No. 6: Some kinds of mortgages will serve you better than others
When shopping for a loan, weigh the pros and cons between fixed-rate and adjustable-rate mortgages (ARMs), and choose carefully. A fixed-rate loan is great when interest rates are low (as they are now), especially if you may be in the home for a long time. An ARM can make sense if interest rates are likely to fall, or if you expect to only own the home for a few years.

Weigh the pros and cons of 30-year loans vs. 15-year loans, too. A shorter loan will give you higher monthly payments, but you’ll pay far less in interest over the life of the loan. A longer loan will give you lower monthly payments — letting you buy more house if you want to. (It can be a good strategy to get a 30-year loan with no penalties for making prepayments. That way, you can pay more than your monthly obligation whenever possible, shortening the life of the loan and avoiding paying a lot in interest.)

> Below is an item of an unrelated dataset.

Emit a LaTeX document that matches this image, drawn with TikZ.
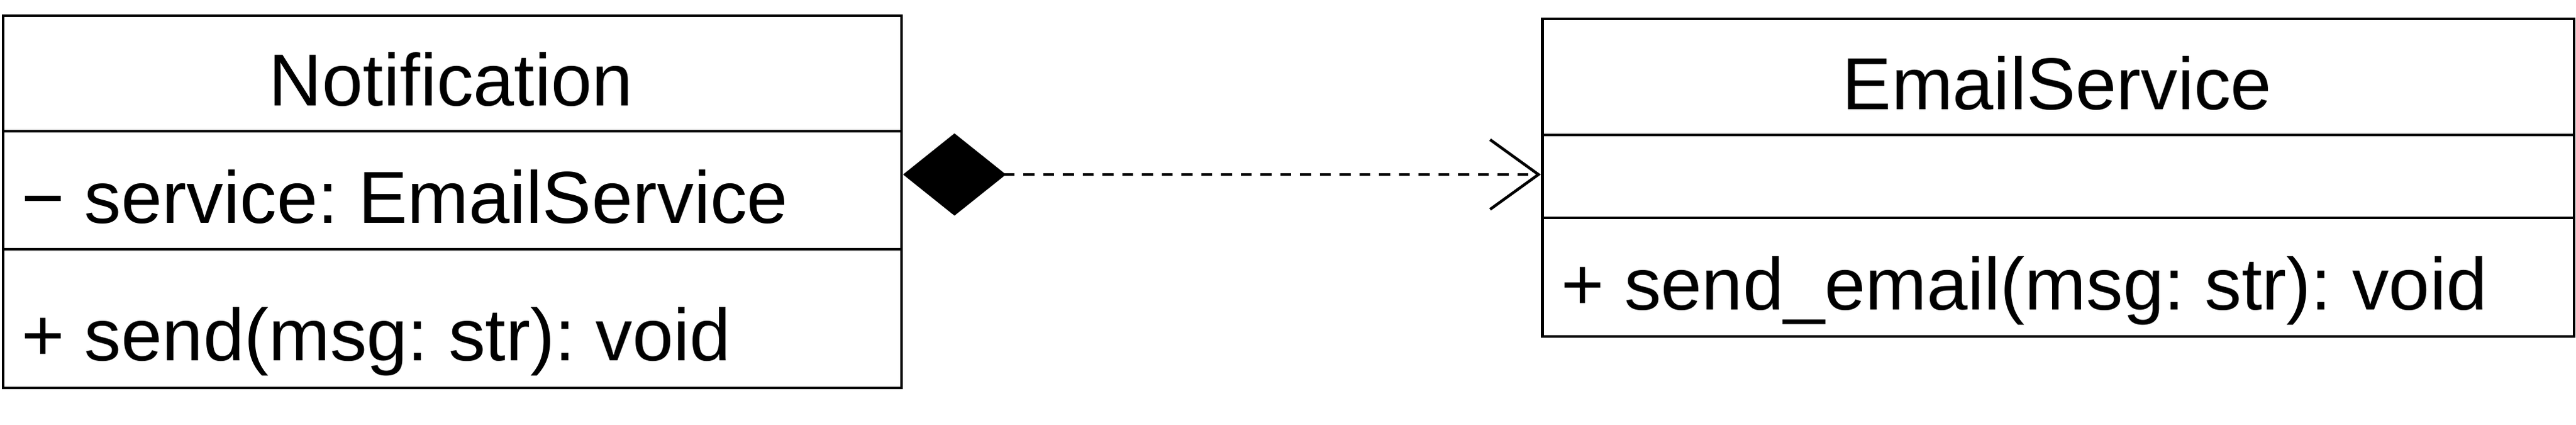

No. 7: Using a mortgage broker can be well worth it
You’ve probably heard of mortgage brokers, but you may not understand just what they do. In exchange for a percent of your loan (often 1%), they will do much of the mortgage-related work for you — collecting required documents, getting your credit score, and applying for your loan at a bunch of banks in order to get you a good deal. Once you choose a lender, they’ll often stay in the picture, helping the loan-securing process work smoothly.

Some brokers don’t charge you anything, and are, instead, paid by the bank, but that often results in your getting a higher interest rate. The upfront fee is generally preferable. Choose a mortgage broker carefully, getting recommendations from folks who’ve used them, and checking to make sure they’re licensed and in good standing.

No. 8: Sudden moves can hurt you
A little-appreciated rule regarding mortgages is that you shouldn’t make any big changes while your loan is being processed and before you close on your home. For example, that’s not a good time during which to take on a new car loan, or to change jobs. Before your closing, the lender will be making sure that you still seem just as creditworthy as you did a little while ago, and new debt, or a different income situation, can change everything. A new loan, for example, can change your debt-to-income ratio enough to matter to an underwriter.

No. 9: It’s good to enter retirement mortgage free
Finally, it’s a good idea to try to pay off your mortgage before entering retirement — if you can. Baby boomers are likely to be very close to retirement or already in it, so this is especially relevant for them.

During retirement, you’ll likely be living on less income than you’re used to, and mortgage payments can be more of a burden. Having your home paid off can help you feel more financially secure, with mainly property taxes, home insurance, and home maintenance to worry about. It can even be worth taking on a part-time job for a while just to get that mortgage monkey off your back.

Whether you’re a baby boomer looking to take on a new mortgage, or one already paying off a home loan, the tips above can help you make smarter financial decisions, and perhaps save a lot of money.